#### Given instruction:
Transcribe the listing verbatim. Do not carry over any pictures.
--- Start Data extract ---
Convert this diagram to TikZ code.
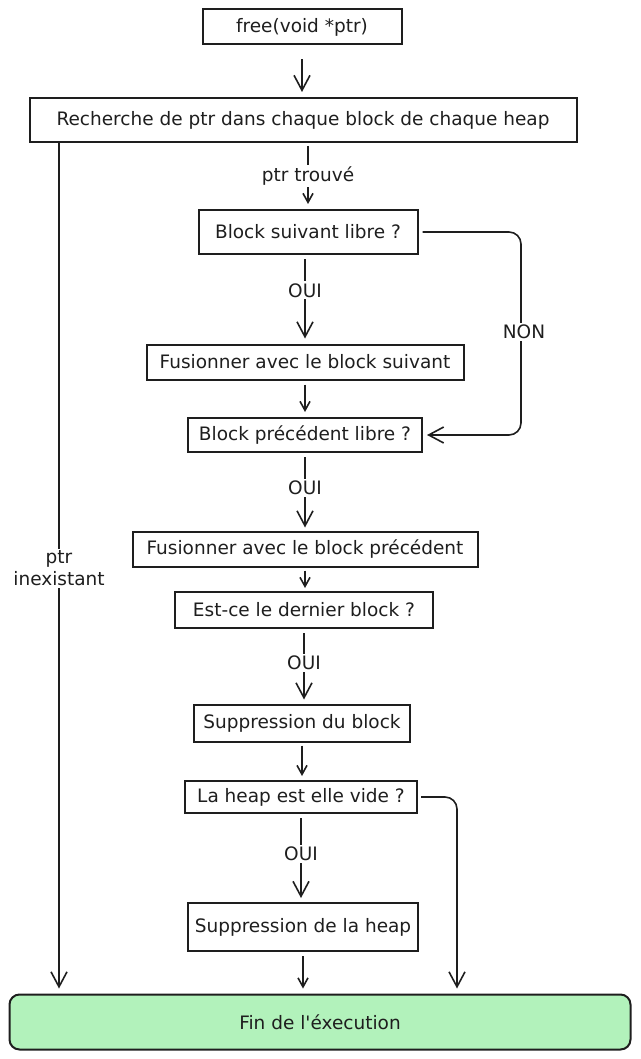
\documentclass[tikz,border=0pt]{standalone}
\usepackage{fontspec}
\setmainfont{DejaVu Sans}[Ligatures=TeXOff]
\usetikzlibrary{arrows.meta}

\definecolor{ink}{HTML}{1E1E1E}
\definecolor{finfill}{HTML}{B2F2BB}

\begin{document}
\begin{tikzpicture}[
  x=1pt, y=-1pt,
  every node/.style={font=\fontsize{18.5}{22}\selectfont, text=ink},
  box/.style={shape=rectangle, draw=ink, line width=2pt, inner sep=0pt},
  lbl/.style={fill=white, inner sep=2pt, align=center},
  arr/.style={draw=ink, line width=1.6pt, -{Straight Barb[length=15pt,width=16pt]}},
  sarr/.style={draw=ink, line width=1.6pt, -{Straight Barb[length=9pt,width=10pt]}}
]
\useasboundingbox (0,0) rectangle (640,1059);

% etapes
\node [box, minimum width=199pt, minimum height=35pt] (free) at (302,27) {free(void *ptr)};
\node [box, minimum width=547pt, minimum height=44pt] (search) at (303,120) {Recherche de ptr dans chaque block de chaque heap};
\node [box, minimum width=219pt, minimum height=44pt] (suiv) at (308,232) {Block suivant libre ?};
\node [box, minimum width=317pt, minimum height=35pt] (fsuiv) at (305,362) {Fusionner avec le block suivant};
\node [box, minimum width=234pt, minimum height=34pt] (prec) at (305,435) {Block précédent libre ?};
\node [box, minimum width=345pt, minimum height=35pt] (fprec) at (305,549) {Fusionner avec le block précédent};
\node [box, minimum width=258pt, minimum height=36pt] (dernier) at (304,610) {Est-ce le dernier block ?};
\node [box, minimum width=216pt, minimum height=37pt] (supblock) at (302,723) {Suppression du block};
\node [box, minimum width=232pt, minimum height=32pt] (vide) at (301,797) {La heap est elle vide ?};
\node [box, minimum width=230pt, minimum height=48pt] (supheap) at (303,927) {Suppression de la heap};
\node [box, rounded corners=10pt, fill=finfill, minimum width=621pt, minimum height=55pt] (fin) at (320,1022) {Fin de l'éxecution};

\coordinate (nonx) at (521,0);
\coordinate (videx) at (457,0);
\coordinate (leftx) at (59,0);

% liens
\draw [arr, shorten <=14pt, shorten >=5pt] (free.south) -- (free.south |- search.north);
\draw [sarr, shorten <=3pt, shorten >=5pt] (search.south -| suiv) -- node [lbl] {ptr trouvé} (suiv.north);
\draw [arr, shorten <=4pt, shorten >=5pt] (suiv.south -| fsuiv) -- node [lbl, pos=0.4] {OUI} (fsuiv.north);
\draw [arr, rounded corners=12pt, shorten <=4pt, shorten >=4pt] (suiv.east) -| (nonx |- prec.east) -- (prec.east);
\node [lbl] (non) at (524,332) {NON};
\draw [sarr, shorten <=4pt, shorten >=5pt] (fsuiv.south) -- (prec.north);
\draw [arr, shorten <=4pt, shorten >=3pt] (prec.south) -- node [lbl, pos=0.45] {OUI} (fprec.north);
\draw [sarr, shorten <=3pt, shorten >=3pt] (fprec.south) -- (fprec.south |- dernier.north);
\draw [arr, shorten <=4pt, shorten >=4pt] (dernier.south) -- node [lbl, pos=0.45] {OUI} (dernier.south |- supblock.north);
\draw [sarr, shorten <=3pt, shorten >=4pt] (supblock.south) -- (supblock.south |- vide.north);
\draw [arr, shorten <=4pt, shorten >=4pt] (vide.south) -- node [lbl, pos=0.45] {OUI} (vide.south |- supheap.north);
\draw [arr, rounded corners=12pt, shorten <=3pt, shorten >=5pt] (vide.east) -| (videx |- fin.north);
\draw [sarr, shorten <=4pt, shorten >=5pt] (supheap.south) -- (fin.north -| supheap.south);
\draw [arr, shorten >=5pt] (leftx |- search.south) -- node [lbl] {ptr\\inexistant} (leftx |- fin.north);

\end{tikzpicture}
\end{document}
--- End Data extract ---
#### Solution to this problem:
Convert this diagram to TikZ code.
\documentclass[tikz,border=0pt]{standalone}
\usepackage{fontspec}
\setmainfont{DejaVu Sans}[Ligatures=TeXOff]
\usetikzlibrary{arrows.meta}

\definecolor{ink}{HTML}{1E1E1E}
\definecolor{finfill}{HTML}{B2F2BB}

\begin{document}
\begin{tikzpicture}[
  x=1pt, y=-1pt,
  every node/.style={font=\fontsize{18.5}{22}\selectfont, text=ink},
  box/.style={shape=rectangle, draw=ink, line width=2pt, inner sep=0pt},
  lbl/.style={fill=white, inner sep=2pt, align=center},
  arr/.style={draw=ink, line width=1.6pt, -{Straight Barb[length=15pt,width=16pt]}},
  sarr/.style={draw=ink, line width=1.6pt, -{Straight Barb[length=9pt,width=10pt]}}
]
\useasboundingbox (0,0) rectangle (640,1059);

% etapes
\node [box, minimum width=199pt, minimum height=35pt] (free) at (302,27) {free(void *ptr)};
\node [box, minimum width=547pt, minimum height=44pt] (search) at (303,120) {Recherche de ptr dans chaque block de chaque heap};
\node [box, minimum width=219pt, minimum height=44pt] (suiv) at (308,232) {Block suivant libre ?};
\node [box, minimum width=317pt, minimum height=35pt] (fsuiv) at (305,362) {Fusionner avec le block suivant};
\node [box, minimum width=234pt, minimum height=34pt] (prec) at (305,435) {Block précédent libre ?};
\node [box, minimum width=345pt, minimum height=35pt] (fprec) at (305,549) {Fusionner avec le block précédent};
\node [box, minimum width=258pt, minimum height=36pt] (dernier) at (304,610) {Est-ce le dernier block ?};
\node [box, minimum width=216pt, minimum height=37pt] (supblock) at (302,723) {Suppression du block};
\node [box, minimum width=232pt, minimum height=32pt] (vide) at (301,797) {La heap est elle vide ?};
\node [box, minimum width=230pt, minimum height=48pt] (supheap) at (303,927) {Suppression de la heap};
\node [box, rounded corners=10pt, fill=finfill, minimum width=621pt, minimum height=55pt] (fin) at (320,1022) {Fin de l'éxecution};

\coordinate (nonx) at (521,0);
\coordinate (videx) at (457,0);
\coordinate (leftx) at (59,0);

% liens
\draw [arr, shorten <=14pt, shorten >=5pt] (free.south) -- (free.south |- search.north);
\draw [sarr, shorten <=3pt, shorten >=5pt] (search.south -| suiv) -- node [lbl] {ptr trouvé} (suiv.north);
\draw [arr, shorten <=4pt, shorten >=5pt] (suiv.south -| fsuiv) -- node [lbl, pos=0.4] {OUI} (fsuiv.north);
\draw [arr, rounded corners=12pt, shorten <=4pt, shorten >=4pt] (suiv.east) -| (nonx |- prec.east) -- (prec.east);
\node [lbl] (non) at (524,332) {NON};
\draw [sarr, shorten <=4pt, shorten >=5pt] (fsuiv.south) -- (prec.north);
\draw [arr, shorten <=4pt, shorten >=3pt] (prec.south) -- node [lbl, pos=0.45] {OUI} (fprec.north);
\draw [sarr, shorten <=3pt, shorten >=3pt] (fprec.south) -- (fprec.south |- dernier.north);
\draw [arr, shorten <=4pt, shorten >=4pt] (dernier.south) -- node [lbl, pos=0.45] {OUI} (dernier.south |- supblock.north);
\draw [sarr, shorten <=3pt, shorten >=4pt] (supblock.south) -- (supblock.south |- vide.north);
\draw [arr, shorten <=4pt, shorten >=4pt] (vide.south) -- node [lbl, pos=0.45] {OUI} (vide.south |- supheap.north);
\draw [arr, rounded corners=12pt, shorten <=3pt, shorten >=5pt] (vide.east) -| (videx |- fin.north);
\draw [sarr, shorten <=4pt, shorten >=5pt] (supheap.south) -- (fin.north -| supheap.south);
\draw [arr, shorten >=5pt] (leftx |- search.south) -- node [lbl] {ptr\\inexistant} (leftx |- fin.north);

\end{tikzpicture}
\end{document}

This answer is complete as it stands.